Son 23 yıldır Kürt halkına karşı yürütülen savaşta 30 bin Kürt ve 5 bin Türk askeri, polisi öldü. 24 sınır ötesi saldırı gerçekleştirildi. Bugün hali hazırda 100 bine yakın asker yeni bir sınır ötesi saldırı için sınıra yığılmış durumda. Başbakanın ABD “ziyareti” sırasında, Milliyet gazetesinde eski generallerin Kürt sorunu konusunda yaptıkları açıklamalarsa itiraf niteliğinde. Generaller uzun zamandır askeri önlemlerle Kürt sorununun çözülemediğini, Kürt diline koydukları yasağın hata olduğunu, askeri seçenekler dışında çözümlerin de hayata geçirilmesinin zorunlu olduğunu savundular. Evren, Yalman, Özkök ve benzerlerinin yaptıkları açıklamalar şimdiye dek sürdürülen politikanın başarısızlığını dile getirmekten başka bir anlam ifade etmiyor. Ancak emekliler gökten vahiy gelmiş gibi konuşurken, görev başındakiler, Kürtlerin çoğunlukta oldukları illerde askerlere “tek dil” yürüyüşleri yaptırmayı sürdürüyor. Özetle, Kürt sorunu konusunda inkârcı ve imhacı tutum hâlâ devam ediyor.

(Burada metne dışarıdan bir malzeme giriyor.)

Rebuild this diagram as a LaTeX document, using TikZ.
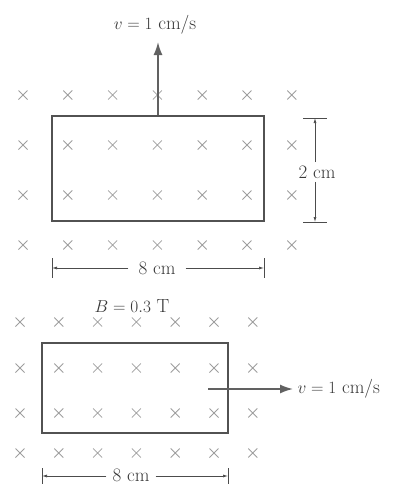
\documentclass[tikz,border=0pt]{standalone}
\usetikzlibrary{arrows.meta}
\begin{document}
\begin{tikzpicture}[x=1pt, y=-1pt,
    every node/.style={font=\fontsize{19}{22}\selectfont, text=black!78},
    field/.style={black!38, line width=0.8pt},
    wire/.style={draw=black!68, line width=1.4pt, inner sep=0pt},
    vel/.style={black!62, line width=1.6pt, -{Latex[length=13pt,width=9pt]}},
    dim/.style={black!70, line width=0.7pt, -{Latex[length=5pt,width=3pt]}},
    tick/.style={black!70, line width=0.8pt}]

    \useasboundingbox (0,0) rectangle (401,485);

    % --- 1. upper field and loop ---
    \foreach \y in {95,145,195,245}
      \foreach \i in {0,...,6}
        \draw[field] ({23+44.8*\i-4.5},\y-4.5) -- ++(9,9) ++(-9,0) -- ++(9,-9);

    \node[wire, minimum width=212pt, minimum height=105pt] (loopA) at (158,168.5) {};
    \coordinate (tipA) at (loopA.north |- 0,42);
    \draw[vel] (loopA.north) -- (tipA);
    \node (velA) at (155,25) {$v = 1$ cm/s};

    % --- 2. dimensions of the upper loop ---
    \coordinate (hTop) at (315,118);
    \coordinate (hBot) at (315,222);
    \draw[tick] (hTop) ++(-12,0) -- ++(24,0);
    \draw[tick] (hBot) ++(-12,0) -- ++(24,0);
    \node (dimH) at (317,172) {2 cm};
    \draw[dim] (dimH.north -| hTop) -- (hTop);
    \draw[dim] (dimH.south -| hBot) -- (hBot);

    \coordinate (wLeftA) at (52,268);
    \coordinate (wRightA) at (264,268);
    \draw[tick] (wLeftA) ++(0,-10) -- ++(0,20);
    \draw[tick] (wRightA) ++(0,-10) -- ++(0,20);
    \node[inner xsep=10pt] (dimA) at (157,268) {8 cm};
    \draw[dim] (dimA.west) -- (wLeftA);
    \draw[dim] (dimA.east) -- (wRightA);

    \node (field) at (132,306) {$B = 0.3$ T};

    % --- 3. lower field and loop ---
    \foreach \y in {322,368,413,453}
      \foreach \i in {0,...,6}
        \draw[field] ({20+38.8*\i-4.5},\y-4.5) -- ++(9,9) ++(-9,0) -- ++(9,-9);

    \node[wire, minimum width=186pt, minimum height=90pt] (loopB) at (135,388) {};
    \coordinate (tailB) at (208,389);
    \coordinate (tipB) at (293,389);
    \draw[vel] (tailB) -- (tipB);
    \node[right=1pt] (velB) at (tipB) {$v = 1$ cm/s};

    % --- 4. width of the lower loop ---
    \coordinate (wLeftB) at (42,476);
    \coordinate (wRightB) at (228,476);
    \draw[tick] (wLeftB) ++(0,-8) -- ++(0,16);
    \draw[tick] (wRightB) ++(0,-8) -- ++(0,16);
    \node[inner xsep=6pt, inner ysep=0pt] (dimB) at (131,475) {8 cm};
    \draw[dim] (dimB.west |- wLeftB) -- (wLeftB);
    \draw[dim] (dimB.east |- wRightB) -- (wRightB);

  \end{tikzpicture}
\end{document}
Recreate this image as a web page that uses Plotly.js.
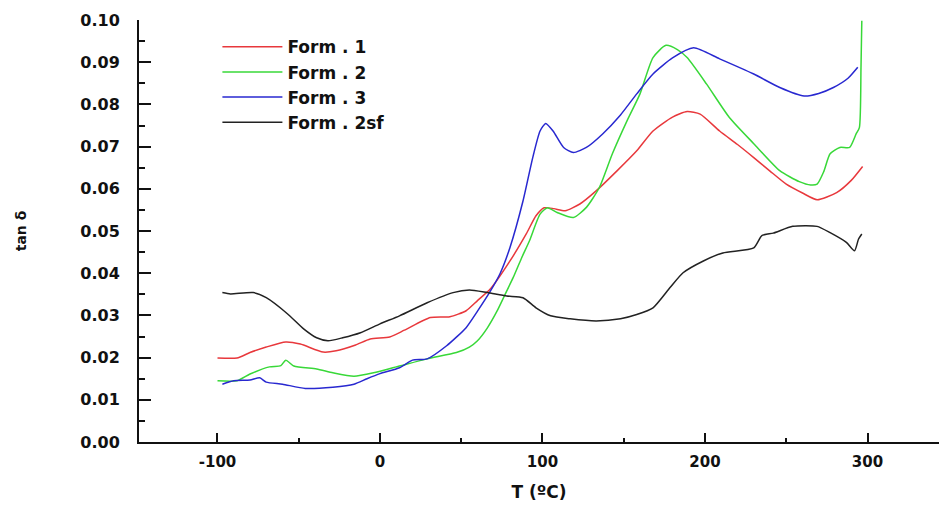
<!DOCTYPE html>
<html>
<head>
<meta charset="utf-8">
<script src="https://cdn.plot.ly/plotly-3.0.1.min.js"></script>
<style>html,body{margin:0;padding:0;background:#fff;}#chart{width:939px;height:505px;}</style>
</head>
<body>
<div id="chart"></div>
<script>
// Form . 1 (red)
const form1T = [-100, -88, -80, -70, -58, -49, -35, -27, -15, -6, 6, 15, 31, 43, 53, 60, 68, 80, 90, 96, 101, 107, 114, 123, 133, 146, 158, 168, 180, 189, 197, 209, 220, 230, 240, 250, 260, 269, 281, 290, 297];
const form1Tan = [0.0199, 0.0199, 0.0212, 0.0225, 0.0237, 0.0232, 0.0213, 0.0216, 0.0230, 0.0244, 0.0249, 0.0265, 0.0295, 0.0297, 0.0311, 0.0335, 0.0363, 0.0429, 0.0493, 0.0536, 0.0555, 0.0553, 0.0548, 0.0564, 0.0595, 0.0643, 0.0690, 0.0737, 0.0770, 0.0783, 0.0777, 0.0737, 0.0705, 0.0674, 0.0642, 0.0611, 0.0590, 0.0574, 0.0591, 0.0620, 0.0653];

// Form . 2 (green)
const form2T = [-100, -88, -80, -68, -61, -58, -53, -39, -29, -16, -4, 12, 29, 47, 55, 60, 66, 72, 77, 82, 87, 92, 98.5, 103, 109, 119, 127, 135, 143, 152, 160, 168, 176, 183, 189, 201, 215, 230, 246, 258, 265, 269, 273, 277, 283, 289, 293, 295, 296, 296.5];
const form2Tan = [0.0145, 0.0145, 0.0161, 0.0178, 0.0181, 0.0194, 0.0180, 0.0173, 0.0164, 0.0156, 0.0164, 0.0180, 0.0197, 0.0212, 0.0225, 0.0240, 0.0270, 0.0310, 0.0350, 0.0390, 0.0435, 0.0477, 0.0540, 0.0555, 0.0544, 0.0532, 0.0556, 0.0603, 0.0683, 0.0761, 0.0825, 0.0911, 0.0940, 0.0930, 0.0911, 0.0848, 0.0769, 0.0707, 0.0643, 0.0617, 0.0609, 0.0611, 0.0640, 0.0683, 0.0698, 0.0698, 0.0730, 0.0745, 0.0888, 0.0998];

// Form . 3 (blue)
const form3T = [-97, -90, -80, -74, -70, -60, -46, -29, -16, -8, 0, 12, 20, 29, 41, 53, 60, 68, 74, 80, 88, 94, 98.5, 102, 106.5, 113, 119, 127, 137, 148, 158, 168, 180, 193, 209, 230, 246, 261, 270, 279, 288, 294];
const form3Tan = [0.0137, 0.0145, 0.0147, 0.0152, 0.0142, 0.0137, 0.0127, 0.0130, 0.0137, 0.0150, 0.0162, 0.0176, 0.0194, 0.0197, 0.0228, 0.0271, 0.0310, 0.0358, 0.0400, 0.0461, 0.0571, 0.0674, 0.0737, 0.0755, 0.0737, 0.0698, 0.0686, 0.0698, 0.0730, 0.0775, 0.0825, 0.0872, 0.0910, 0.0934, 0.0908, 0.0872, 0.0840, 0.0820, 0.0826, 0.0840, 0.0862, 0.0888];

// Form . 2sf (black)
const form2sfT = [-97, -92, -78, -70, -57, -47, -39, -32, -23, -12, 0, 12, 29, 45, 55, 66, 78, 88, 96, 105, 117, 133, 148, 158, 168, 178.5, 186.5, 199, 211, 230, 235, 242, 254, 269, 277, 287, 292, 294.5, 296.5];
const form2sfTan = [0.0354, 0.0351, 0.0354, 0.0342, 0.0304, 0.0268, 0.0247, 0.0240, 0.0247, 0.0259, 0.0280, 0.0299, 0.0330, 0.0354, 0.0360, 0.0354, 0.0346, 0.0342, 0.0318, 0.0299, 0.0292, 0.0287, 0.0292, 0.0302, 0.0318, 0.0366, 0.0401, 0.0429, 0.0448, 0.0460, 0.0489, 0.0495, 0.0511, 0.0511, 0.0496, 0.0473, 0.0453, 0.0481, 0.0493];

const seriesNames = ['Form . 1', 'Form . 2', 'Form . 3', 'Form . 2sf'];
const seriesColors = ['#e8383c', '#38d838', '#2828d0', '#222222'];
const xTickVals = [-100, 0, 100, 200, 300];
const xTickText = ['-100', '0', '100', '200', '300'];
const yTickVals = [0.00, 0.01, 0.02, 0.03, 0.04, 0.05, 0.06, 0.07, 0.08, 0.09, 0.10];

const xs = [form1T, form2T, form3T, form2sfT];
const ys = [form1Tan, form2Tan, form3Tan, form2sfTan];

const traces = xs.map((x, i) => ({
  x: x, y: ys[i], type: 'scatter', mode: 'lines', name: seriesNames[i],
  legendgroup: 'g' + i,
  line: {color: seriesColors[i], width: 1.5, shape: 'spline', smoothing: 0.6}
}));

const fontFam = 'DejaVu Sans, Liberation Sans, Arial, sans-serif';

const layout = {
  width: 939, height: 505,
  margin: {l: 139, r: 0, t: 20, b: 63},
  paper_bgcolor: '#ffffff', plot_bgcolor: '#ffffff',
  font: {family: fontFam, color: '#111111'},
  showlegend: true,
  legend: {
    x: 0.098, y: 0.978, xanchor: 'left', yanchor: 'top',
    bgcolor: 'rgba(0,0,0,0)', tracegroupgap: 0, itemwidth: 60,
    font: {family: fontFam, size: 17, weight: 'bold', color: '#111111'}
  },
  xaxis: {
    range: [-148.3, 344], showgrid: false, zeroline: false,
    showline: true, linecolor: '#111111', linewidth: 2,
    tickmode: 'array', tickvals: xTickVals, ticktext: xTickText,
    ticks: 'inside', ticklen: 9, tickwidth: 2, tickcolor: '#111111',
    minor: {dtick: 50, tick0: 0, ticks: 'inside', ticklen: 4, tickwidth: 2, tickcolor: '#111111'},
    tickfont: {family: fontFam, size: 15, weight: 'bold', color: '#111111'},
    ticklabelstandoff: 5,
    title: {text: 'T (ºC)', standoff: 16, font: {family: fontFam, size: 17, weight: 'bold', color: '#111111'}}
  },
  yaxis: {
    range: [0, 0.1], showgrid: false, zeroline: false,
    showline: true, linecolor: '#111111', linewidth: 2,
    tickmode: 'array', tickvals: yTickVals, tickformat: '.2f',
    ticks: 'inside', ticklen: 12, tickwidth: 2, tickcolor: '#111111',
    minor: {dtick: 0.005, tick0: 0, ticks: 'inside', ticklen: 6, tickwidth: 2, tickcolor: '#111111'},
    tickfont: {family: fontFam, size: 16, weight: 'bold', color: '#111111'},
    ticklabelstandoff: 14,
    title: {text: 'tan δ', standoff: 50, font: {family: fontFam, size: 14, weight: 'bold', color: '#111111'}}
  }
};

Plotly.newPlot('chart', traces, layout, {staticPlot: true, displayModeBar: false});
</script>
</body>
</html>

Ancak haksız ve gerici savaşlardan hiçbir burjuva ordu galip çıkamaz. Haksız bir savaş sürdürüldüğü sürece doğacak huzursuzlukların egemen sınıfların silahlı kuvvetleri içine yansıması ve burada emre itaatsizliklerin, çeşitli altüstlüklerin yaşanması uzak bir ihtimal değildir. Ezilen ulusların haklı mücadelesi bunu derinleştiren bir etkense, diğer bir etken de işçi sınıfının bağımsız çıkarları doğrultusunda yürüteceği devrimci politik mücadele olacaktır.